YOUR GOAL:
Reproduce the material exactly, omitting nothing.

*** ENTRIES ***

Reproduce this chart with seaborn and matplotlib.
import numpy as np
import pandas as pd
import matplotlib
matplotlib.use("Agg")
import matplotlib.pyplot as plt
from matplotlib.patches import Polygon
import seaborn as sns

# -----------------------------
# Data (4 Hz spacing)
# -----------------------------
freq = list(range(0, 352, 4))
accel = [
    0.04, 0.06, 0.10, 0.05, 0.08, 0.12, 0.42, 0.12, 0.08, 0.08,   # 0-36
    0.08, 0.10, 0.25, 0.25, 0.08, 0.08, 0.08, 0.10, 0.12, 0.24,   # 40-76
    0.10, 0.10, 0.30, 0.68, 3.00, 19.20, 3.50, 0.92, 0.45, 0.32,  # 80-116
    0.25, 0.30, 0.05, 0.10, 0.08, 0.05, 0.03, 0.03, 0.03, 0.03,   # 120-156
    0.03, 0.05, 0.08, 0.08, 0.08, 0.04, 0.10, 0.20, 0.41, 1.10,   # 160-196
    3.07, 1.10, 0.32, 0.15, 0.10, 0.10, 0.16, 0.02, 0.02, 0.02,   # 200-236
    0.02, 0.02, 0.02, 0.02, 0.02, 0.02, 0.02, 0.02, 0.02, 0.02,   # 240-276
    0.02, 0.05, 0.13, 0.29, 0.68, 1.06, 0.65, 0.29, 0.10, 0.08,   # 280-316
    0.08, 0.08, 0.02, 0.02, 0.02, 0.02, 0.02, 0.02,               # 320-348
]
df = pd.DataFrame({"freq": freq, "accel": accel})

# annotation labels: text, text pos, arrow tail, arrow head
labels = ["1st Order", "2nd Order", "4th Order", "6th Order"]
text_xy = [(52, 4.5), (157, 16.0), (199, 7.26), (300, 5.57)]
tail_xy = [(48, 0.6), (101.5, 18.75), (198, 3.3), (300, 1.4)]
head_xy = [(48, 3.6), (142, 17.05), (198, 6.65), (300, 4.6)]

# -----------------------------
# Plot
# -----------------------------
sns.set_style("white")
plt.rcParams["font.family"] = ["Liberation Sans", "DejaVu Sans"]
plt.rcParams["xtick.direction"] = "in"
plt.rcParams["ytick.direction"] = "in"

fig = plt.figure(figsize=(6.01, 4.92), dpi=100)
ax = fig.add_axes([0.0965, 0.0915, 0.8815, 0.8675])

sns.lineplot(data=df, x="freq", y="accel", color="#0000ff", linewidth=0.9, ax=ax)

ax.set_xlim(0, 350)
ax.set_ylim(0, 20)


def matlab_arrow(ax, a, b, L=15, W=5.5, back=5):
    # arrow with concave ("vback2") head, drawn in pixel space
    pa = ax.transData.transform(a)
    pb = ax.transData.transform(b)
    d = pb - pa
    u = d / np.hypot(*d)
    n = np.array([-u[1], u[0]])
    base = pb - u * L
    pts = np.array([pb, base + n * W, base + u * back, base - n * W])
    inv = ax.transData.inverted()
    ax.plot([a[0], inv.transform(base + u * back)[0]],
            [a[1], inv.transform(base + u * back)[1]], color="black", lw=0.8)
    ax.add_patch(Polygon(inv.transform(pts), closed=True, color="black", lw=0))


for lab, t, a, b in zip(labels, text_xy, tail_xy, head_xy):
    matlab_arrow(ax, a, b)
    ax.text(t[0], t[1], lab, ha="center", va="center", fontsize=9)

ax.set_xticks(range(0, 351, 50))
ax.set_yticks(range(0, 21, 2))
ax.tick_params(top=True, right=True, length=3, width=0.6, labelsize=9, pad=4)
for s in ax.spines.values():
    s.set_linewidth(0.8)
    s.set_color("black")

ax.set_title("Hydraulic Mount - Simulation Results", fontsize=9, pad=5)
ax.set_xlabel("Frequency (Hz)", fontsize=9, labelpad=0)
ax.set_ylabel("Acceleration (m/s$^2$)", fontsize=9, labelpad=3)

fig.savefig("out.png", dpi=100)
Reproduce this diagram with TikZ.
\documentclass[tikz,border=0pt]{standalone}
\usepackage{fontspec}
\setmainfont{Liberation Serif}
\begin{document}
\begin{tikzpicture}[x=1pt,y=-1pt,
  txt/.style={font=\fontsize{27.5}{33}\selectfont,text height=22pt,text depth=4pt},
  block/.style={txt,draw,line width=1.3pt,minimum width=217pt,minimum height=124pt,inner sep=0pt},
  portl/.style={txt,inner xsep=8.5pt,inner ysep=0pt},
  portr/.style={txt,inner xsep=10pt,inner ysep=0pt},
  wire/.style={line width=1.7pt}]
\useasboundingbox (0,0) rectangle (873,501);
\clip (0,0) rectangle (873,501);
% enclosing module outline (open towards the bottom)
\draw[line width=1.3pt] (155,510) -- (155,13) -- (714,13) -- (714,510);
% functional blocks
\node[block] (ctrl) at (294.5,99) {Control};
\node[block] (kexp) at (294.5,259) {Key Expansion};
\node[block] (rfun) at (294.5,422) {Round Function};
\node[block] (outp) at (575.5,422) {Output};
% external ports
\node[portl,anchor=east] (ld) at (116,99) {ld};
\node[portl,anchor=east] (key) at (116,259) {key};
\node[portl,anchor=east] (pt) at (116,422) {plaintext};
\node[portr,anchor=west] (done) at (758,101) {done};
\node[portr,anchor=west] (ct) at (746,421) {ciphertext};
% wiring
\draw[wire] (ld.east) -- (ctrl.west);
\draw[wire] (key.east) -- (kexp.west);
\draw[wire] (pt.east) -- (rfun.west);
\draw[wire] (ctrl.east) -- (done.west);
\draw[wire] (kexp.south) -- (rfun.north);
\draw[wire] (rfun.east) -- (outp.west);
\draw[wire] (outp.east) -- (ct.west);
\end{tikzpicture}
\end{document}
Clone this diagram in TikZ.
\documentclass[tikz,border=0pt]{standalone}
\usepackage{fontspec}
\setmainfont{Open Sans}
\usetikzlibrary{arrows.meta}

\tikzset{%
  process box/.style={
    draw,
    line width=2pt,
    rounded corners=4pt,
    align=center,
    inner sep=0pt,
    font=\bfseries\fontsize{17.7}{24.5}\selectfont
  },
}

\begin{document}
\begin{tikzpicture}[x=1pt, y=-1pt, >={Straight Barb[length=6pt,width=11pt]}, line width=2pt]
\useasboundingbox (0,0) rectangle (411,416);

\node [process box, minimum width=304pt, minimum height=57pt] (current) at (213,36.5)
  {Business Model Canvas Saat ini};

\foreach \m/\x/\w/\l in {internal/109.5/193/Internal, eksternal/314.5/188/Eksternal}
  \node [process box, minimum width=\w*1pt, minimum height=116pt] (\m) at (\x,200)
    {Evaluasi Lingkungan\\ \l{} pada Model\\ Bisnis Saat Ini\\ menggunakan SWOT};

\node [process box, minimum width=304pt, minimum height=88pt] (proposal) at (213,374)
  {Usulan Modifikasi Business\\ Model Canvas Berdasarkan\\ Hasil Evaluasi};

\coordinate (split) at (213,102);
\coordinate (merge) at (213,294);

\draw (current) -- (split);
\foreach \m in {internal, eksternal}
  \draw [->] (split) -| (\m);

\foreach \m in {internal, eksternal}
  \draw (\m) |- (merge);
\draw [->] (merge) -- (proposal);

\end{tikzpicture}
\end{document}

***

REPLY:
Reproduce this chart with seaborn and matplotlib.
import numpy as np
import pandas as pd
import matplotlib
matplotlib.use("Agg")
import matplotlib.pyplot as plt
from matplotlib.patches import Polygon
import seaborn as sns

# -----------------------------
# Data (4 Hz spacing)
# -----------------------------
freq = list(range(0, 352, 4))
accel = [
    0.04, 0.06, 0.10, 0.05, 0.08, 0.12, 0.42, 0.12, 0.08, 0.08,   # 0-36
    0.08, 0.10, 0.25, 0.25, 0.08, 0.08, 0.08, 0.10, 0.12, 0.24,   # 40-76
    0.10, 0.10, 0.30, 0.68, 3.00, 19.20, 3.50, 0.92, 0.45, 0.32,  # 80-116
    0.25, 0.30, 0.05, 0.10, 0.08, 0.05, 0.03, 0.03, 0.03, 0.03,   # 120-156
    0.03, 0.05, 0.08, 0.08, 0.08, 0.04, 0.10, 0.20, 0.41, 1.10,   # 160-196
    3.07, 1.10, 0.32, 0.15, 0.10, 0.10, 0.16, 0.02, 0.02, 0.02,   # 200-236
    0.02, 0.02, 0.02, 0.02, 0.02, 0.02, 0.02, 0.02, 0.02, 0.02,   # 240-276
    0.02, 0.05, 0.13, 0.29, 0.68, 1.06, 0.65, 0.29, 0.10, 0.08,   # 280-316
    0.08, 0.08, 0.02, 0.02, 0.02, 0.02, 0.02, 0.02,               # 320-348
]
df = pd.DataFrame({"freq": freq, "accel": accel})

# annotation labels: text, text pos, arrow tail, arrow head
labels = ["1st Order", "2nd Order", "4th Order", "6th Order"]
text_xy = [(52, 4.5), (157, 16.0), (199, 7.26), (300, 5.57)]
tail_xy = [(48, 0.6), (101.5, 18.75), (198, 3.3), (300, 1.4)]
head_xy = [(48, 3.6), (142, 17.05), (198, 6.65), (300, 4.6)]

# -----------------------------
# Plot
# -----------------------------
sns.set_style("white")
plt.rcParams["font.family"] = ["Liberation Sans", "DejaVu Sans"]
plt.rcParams["xtick.direction"] = "in"
plt.rcParams["ytick.direction"] = "in"

fig = plt.figure(figsize=(6.01, 4.92), dpi=100)
ax = fig.add_axes([0.0965, 0.0915, 0.8815, 0.8675])

sns.lineplot(data=df, x="freq", y="accel", color="#0000ff", linewidth=0.9, ax=ax)

ax.set_xlim(0, 350)
ax.set_ylim(0, 20)


def matlab_arrow(ax, a, b, L=15, W=5.5, back=5):
    # arrow with concave ("vback2") head, drawn in pixel space
    pa = ax.transData.transform(a)
    pb = ax.transData.transform(b)
    d = pb - pa
    u = d / np.hypot(*d)
    n = np.array([-u[1], u[0]])
    base = pb - u * L
    pts = np.array([pb, base + n * W, base + u * back, base - n * W])
    inv = ax.transData.inverted()
    ax.plot([a[0], inv.transform(base + u * back)[0]],
            [a[1], inv.transform(base + u * back)[1]], color="black", lw=0.8)
    ax.add_patch(Polygon(inv.transform(pts), closed=True, color="black", lw=0))


for lab, t, a, b in zip(labels, text_xy, tail_xy, head_xy):
    matlab_arrow(ax, a, b)
    ax.text(t[0], t[1], lab, ha="center", va="center", fontsize=9)

ax.set_xticks(range(0, 351, 50))
ax.set_yticks(range(0, 21, 2))
ax.tick_params(top=True, right=True, length=3, width=0.6, labelsize=9, pad=4)
for s in ax.spines.values():
    s.set_linewidth(0.8)
    s.set_color("black")

ax.set_title("Hydraulic Mount - Simulation Results", fontsize=9, pad=5)
ax.set_xlabel("Frequency (Hz)", fontsize=9, labelpad=0)
ax.set_ylabel("Acceleration (m/s$^2$)", fontsize=9, labelpad=3)

fig.savefig("out.png", dpi=100)
Reproduce this diagram with TikZ.
\documentclass[tikz,border=0pt]{standalone}
\usepackage{fontspec}
\setmainfont{Liberation Serif}
\begin{document}
\begin{tikzpicture}[x=1pt,y=-1pt,
  txt/.style={font=\fontsize{27.5}{33}\selectfont,text height=22pt,text depth=4pt},
  block/.style={txt,draw,line width=1.3pt,minimum width=217pt,minimum height=124pt,inner sep=0pt},
  portl/.style={txt,inner xsep=8.5pt,inner ysep=0pt},
  portr/.style={txt,inner xsep=10pt,inner ysep=0pt},
  wire/.style={line width=1.7pt}]
\useasboundingbox (0,0) rectangle (873,501);
\clip (0,0) rectangle (873,501);
% enclosing module outline (open towards the bottom)
\draw[line width=1.3pt] (155,510) -- (155,13) -- (714,13) -- (714,510);
% functional blocks
\node[block] (ctrl) at (294.5,99) {Control};
\node[block] (kexp) at (294.5,259) {Key Expansion};
\node[block] (rfun) at (294.5,422) {Round Function};
\node[block] (outp) at (575.5,422) {Output};
% external ports
\node[portl,anchor=east] (ld) at (116,99) {ld};
\node[portl,anchor=east] (key) at (116,259) {key};
\node[portl,anchor=east] (pt) at (116,422) {plaintext};
\node[portr,anchor=west] (done) at (758,101) {done};
\node[portr,anchor=west] (ct) at (746,421) {ciphertext};
% wiring
\draw[wire] (ld.east) -- (ctrl.west);
\draw[wire] (key.east) -- (kexp.west);
\draw[wire] (pt.east) -- (rfun.west);
\draw[wire] (ctrl.east) -- (done.west);
\draw[wire] (kexp.south) -- (rfun.north);
\draw[wire] (rfun.east) -- (outp.west);
\draw[wire] (outp.east) -- (ct.west);
\end{tikzpicture}
\end{document}
Clone this diagram in TikZ.
\documentclass[tikz,border=0pt]{standalone}
\usepackage{fontspec}
\setmainfont{Open Sans}
\usetikzlibrary{arrows.meta}

\tikzset{%
  process box/.style={
    draw,
    line width=2pt,
    rounded corners=4pt,
    align=center,
    inner sep=0pt,
    font=\bfseries\fontsize{17.7}{24.5}\selectfont
  },
}

\begin{document}
\begin{tikzpicture}[x=1pt, y=-1pt, >={Straight Barb[length=6pt,width=11pt]}, line width=2pt]
\useasboundingbox (0,0) rectangle (411,416);

\node [process box, minimum width=304pt, minimum height=57pt] (current) at (213,36.5)
  {Business Model Canvas Saat ini};

\foreach \m/\x/\w/\l in {internal/109.5/193/Internal, eksternal/314.5/188/Eksternal}
  \node [process box, minimum width=\w*1pt, minimum height=116pt] (\m) at (\x,200)
    {Evaluasi Lingkungan\\ \l{} pada Model\\ Bisnis Saat Ini\\ menggunakan SWOT};

\node [process box, minimum width=304pt, minimum height=88pt] (proposal) at (213,374)
  {Usulan Modifikasi Business\\ Model Canvas Berdasarkan\\ Hasil Evaluasi};

\coordinate (split) at (213,102);
\coordinate (merge) at (213,294);

\draw (current) -- (split);
\foreach \m in {internal, eksternal}
  \draw [->] (split) -| (\m);

\foreach \m in {internal, eksternal}
  \draw (\m) |- (merge);
\draw [->] (merge) -- (proposal);

\end{tikzpicture}
\end{document}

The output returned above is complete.